### Exercise instructions
List every line in this data where the string "chart" occurs.

### Supplied material
################

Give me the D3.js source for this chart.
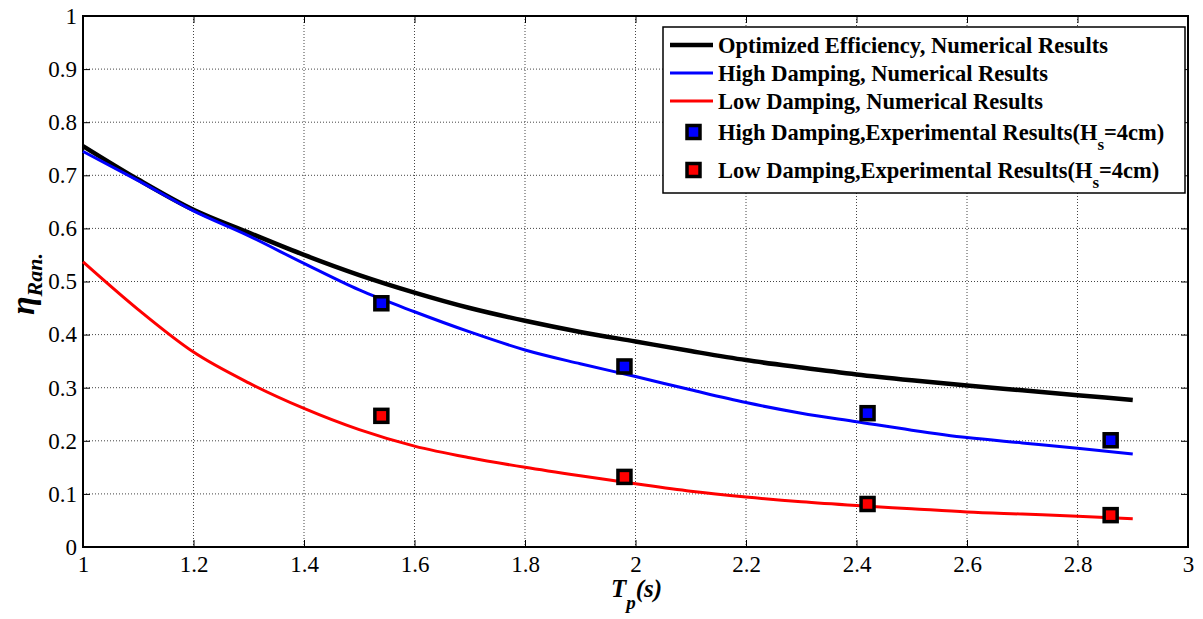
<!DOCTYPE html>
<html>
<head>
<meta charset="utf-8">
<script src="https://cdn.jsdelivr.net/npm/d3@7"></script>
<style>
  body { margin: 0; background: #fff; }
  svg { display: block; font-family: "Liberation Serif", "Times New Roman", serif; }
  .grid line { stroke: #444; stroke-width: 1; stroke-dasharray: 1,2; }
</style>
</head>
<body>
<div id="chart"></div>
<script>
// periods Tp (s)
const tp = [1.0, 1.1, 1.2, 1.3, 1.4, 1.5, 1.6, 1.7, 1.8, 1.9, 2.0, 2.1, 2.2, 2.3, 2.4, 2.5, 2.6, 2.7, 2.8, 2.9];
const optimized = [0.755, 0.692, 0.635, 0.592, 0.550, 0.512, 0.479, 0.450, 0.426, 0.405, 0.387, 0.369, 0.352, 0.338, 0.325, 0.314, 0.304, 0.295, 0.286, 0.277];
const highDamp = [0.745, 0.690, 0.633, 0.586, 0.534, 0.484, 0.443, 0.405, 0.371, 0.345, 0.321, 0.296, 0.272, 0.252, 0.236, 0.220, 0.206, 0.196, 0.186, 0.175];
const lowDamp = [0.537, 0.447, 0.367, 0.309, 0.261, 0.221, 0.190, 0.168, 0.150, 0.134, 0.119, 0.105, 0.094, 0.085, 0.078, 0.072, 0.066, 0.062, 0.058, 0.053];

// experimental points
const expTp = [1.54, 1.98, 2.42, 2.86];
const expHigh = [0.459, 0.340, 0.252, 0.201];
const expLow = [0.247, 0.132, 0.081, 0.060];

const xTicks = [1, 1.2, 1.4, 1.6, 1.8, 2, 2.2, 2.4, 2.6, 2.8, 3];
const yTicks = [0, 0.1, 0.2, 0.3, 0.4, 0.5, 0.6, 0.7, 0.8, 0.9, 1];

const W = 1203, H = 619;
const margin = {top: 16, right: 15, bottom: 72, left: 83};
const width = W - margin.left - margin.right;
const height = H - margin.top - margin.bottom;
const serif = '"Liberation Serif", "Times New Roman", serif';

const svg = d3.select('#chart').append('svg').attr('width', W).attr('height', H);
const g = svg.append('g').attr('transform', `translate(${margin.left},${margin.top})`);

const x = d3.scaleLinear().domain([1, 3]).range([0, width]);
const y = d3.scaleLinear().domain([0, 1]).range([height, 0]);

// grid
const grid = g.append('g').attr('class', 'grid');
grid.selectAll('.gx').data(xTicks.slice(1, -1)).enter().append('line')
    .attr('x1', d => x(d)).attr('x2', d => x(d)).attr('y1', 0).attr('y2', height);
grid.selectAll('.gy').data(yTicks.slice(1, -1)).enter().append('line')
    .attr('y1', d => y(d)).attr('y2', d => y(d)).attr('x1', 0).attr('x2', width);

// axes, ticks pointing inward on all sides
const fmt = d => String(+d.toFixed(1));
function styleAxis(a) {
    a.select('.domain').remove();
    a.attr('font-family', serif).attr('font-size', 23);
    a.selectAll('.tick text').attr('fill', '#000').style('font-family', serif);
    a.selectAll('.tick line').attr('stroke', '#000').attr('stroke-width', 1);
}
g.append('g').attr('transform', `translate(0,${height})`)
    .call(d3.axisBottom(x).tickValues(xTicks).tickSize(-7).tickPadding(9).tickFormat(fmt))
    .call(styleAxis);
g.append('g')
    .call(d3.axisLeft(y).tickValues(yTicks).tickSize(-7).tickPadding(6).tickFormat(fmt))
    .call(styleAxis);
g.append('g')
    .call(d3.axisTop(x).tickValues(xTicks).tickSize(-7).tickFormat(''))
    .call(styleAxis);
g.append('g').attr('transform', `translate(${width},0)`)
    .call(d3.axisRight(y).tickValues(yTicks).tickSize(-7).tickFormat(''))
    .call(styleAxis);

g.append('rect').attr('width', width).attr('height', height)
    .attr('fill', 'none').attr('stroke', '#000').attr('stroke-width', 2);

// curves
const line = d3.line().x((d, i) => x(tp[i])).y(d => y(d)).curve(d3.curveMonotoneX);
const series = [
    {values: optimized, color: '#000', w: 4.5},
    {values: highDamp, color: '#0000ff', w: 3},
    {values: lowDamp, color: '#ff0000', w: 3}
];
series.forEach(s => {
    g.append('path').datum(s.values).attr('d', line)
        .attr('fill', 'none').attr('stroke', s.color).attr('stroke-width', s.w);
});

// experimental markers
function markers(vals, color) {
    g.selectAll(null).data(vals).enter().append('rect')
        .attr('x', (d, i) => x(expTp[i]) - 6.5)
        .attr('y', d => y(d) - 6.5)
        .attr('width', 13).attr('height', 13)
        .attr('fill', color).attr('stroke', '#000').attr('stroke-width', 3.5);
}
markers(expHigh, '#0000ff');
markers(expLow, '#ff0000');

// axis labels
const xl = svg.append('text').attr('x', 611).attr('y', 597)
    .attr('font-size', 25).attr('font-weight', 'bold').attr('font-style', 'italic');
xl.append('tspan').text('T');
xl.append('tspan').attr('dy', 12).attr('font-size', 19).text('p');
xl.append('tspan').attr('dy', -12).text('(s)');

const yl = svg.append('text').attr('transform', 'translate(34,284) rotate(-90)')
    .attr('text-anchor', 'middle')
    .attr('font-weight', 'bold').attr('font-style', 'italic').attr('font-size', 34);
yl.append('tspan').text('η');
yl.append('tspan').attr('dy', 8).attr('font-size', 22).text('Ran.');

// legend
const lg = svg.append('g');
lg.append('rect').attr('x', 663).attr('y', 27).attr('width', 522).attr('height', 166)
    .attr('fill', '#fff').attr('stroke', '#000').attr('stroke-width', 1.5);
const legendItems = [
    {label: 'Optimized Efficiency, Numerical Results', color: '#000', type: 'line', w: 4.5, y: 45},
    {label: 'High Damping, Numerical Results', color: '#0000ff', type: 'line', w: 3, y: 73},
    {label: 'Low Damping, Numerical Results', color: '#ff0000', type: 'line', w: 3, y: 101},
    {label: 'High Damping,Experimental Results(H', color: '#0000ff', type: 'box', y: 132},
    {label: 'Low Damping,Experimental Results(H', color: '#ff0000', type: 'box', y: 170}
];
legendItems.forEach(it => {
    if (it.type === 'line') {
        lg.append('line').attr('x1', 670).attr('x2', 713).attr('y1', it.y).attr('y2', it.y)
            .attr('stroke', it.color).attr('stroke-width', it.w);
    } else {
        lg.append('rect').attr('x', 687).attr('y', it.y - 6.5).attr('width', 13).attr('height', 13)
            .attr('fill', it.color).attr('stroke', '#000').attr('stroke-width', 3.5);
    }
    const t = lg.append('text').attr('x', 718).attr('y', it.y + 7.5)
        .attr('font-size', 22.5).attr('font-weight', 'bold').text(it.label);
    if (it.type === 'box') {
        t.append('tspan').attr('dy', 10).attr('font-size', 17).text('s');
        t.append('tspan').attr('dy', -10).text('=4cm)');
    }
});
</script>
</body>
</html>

################

### Task response
Give me the D3.js source for this chart.
<div id="chart"></div>
const svg = d3.select('#chart').append('svg').attr('width', W).attr('height', H);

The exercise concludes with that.